→ **Set task**: Check every line below for the string "React", and copy the lines that contain it.

→ **Source excerpt**:
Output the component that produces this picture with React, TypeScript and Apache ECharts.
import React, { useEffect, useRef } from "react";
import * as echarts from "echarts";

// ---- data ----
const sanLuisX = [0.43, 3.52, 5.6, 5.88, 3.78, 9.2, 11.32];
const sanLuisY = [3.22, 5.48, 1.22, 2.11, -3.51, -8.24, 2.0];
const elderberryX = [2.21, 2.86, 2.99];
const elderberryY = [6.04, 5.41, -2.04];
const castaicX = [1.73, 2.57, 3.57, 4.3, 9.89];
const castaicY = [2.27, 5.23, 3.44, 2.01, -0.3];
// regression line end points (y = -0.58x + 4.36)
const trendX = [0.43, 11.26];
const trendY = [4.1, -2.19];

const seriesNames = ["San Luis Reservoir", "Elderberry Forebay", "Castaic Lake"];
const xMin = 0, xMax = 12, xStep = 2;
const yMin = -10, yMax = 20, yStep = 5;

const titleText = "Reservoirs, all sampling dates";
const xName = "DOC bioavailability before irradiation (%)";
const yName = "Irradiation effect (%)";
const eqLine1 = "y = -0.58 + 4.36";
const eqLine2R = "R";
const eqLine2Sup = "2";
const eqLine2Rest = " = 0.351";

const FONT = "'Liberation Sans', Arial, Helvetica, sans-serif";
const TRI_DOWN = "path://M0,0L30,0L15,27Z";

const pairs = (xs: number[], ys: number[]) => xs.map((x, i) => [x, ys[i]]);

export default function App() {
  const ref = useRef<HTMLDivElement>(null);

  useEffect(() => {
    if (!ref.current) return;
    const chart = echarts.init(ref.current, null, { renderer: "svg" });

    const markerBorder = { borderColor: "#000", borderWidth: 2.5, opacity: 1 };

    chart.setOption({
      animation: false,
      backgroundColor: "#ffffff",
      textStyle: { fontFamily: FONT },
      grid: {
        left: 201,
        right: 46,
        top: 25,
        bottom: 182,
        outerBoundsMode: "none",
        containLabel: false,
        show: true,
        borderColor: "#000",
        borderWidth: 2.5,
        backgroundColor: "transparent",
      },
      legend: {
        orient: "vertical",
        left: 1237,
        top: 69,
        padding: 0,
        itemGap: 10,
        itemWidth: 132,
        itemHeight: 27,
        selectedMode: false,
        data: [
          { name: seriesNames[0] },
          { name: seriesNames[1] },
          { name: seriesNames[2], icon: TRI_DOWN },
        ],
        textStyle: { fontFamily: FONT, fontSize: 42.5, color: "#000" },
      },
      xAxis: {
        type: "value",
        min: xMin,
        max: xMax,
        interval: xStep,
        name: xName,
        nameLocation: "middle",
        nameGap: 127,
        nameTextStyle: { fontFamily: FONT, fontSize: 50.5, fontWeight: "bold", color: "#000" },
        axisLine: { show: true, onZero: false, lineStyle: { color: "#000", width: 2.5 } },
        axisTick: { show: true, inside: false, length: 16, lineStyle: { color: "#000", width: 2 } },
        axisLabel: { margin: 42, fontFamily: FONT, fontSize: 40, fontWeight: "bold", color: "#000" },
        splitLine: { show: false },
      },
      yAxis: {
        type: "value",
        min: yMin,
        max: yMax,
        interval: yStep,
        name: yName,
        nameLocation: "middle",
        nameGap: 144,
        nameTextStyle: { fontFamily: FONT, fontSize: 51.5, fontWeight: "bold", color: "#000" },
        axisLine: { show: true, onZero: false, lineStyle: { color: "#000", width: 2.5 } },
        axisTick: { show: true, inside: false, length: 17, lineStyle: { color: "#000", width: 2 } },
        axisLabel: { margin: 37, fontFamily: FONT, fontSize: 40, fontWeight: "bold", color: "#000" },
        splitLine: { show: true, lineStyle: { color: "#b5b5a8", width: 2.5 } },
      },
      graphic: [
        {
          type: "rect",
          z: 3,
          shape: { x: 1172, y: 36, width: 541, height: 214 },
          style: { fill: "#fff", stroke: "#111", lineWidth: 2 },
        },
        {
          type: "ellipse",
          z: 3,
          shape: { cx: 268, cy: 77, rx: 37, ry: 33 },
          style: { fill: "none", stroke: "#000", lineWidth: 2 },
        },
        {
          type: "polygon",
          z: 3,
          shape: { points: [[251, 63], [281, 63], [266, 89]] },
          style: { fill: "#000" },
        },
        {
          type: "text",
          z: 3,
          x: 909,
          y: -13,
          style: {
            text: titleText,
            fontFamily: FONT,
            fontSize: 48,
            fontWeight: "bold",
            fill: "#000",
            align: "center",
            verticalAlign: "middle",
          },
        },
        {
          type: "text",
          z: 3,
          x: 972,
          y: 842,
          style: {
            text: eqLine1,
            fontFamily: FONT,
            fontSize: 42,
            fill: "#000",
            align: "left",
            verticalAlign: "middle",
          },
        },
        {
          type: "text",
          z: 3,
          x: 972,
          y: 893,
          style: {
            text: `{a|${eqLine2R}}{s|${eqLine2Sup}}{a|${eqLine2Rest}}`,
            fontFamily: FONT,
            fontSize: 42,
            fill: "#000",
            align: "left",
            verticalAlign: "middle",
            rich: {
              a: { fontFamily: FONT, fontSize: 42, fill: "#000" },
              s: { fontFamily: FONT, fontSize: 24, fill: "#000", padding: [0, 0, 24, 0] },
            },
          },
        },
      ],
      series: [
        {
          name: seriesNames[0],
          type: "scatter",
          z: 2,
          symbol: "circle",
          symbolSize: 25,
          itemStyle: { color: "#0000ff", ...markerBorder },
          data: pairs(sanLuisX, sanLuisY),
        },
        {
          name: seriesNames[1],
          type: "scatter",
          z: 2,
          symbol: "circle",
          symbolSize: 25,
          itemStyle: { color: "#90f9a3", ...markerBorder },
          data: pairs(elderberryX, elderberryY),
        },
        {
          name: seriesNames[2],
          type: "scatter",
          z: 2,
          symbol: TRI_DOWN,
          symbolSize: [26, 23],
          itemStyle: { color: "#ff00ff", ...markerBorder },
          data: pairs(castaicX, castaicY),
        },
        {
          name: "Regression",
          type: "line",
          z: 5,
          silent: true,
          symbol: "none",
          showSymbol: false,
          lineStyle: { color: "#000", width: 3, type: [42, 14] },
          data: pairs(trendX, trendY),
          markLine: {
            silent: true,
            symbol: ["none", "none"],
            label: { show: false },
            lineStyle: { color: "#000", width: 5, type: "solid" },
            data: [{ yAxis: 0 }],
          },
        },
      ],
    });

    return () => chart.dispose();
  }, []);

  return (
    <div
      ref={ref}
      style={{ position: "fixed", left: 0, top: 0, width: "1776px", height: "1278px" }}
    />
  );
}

→ **Worked solution**:
Output the component that produces this picture with React, TypeScript and Apache ECharts.
import React, { useEffect, useRef } from "react";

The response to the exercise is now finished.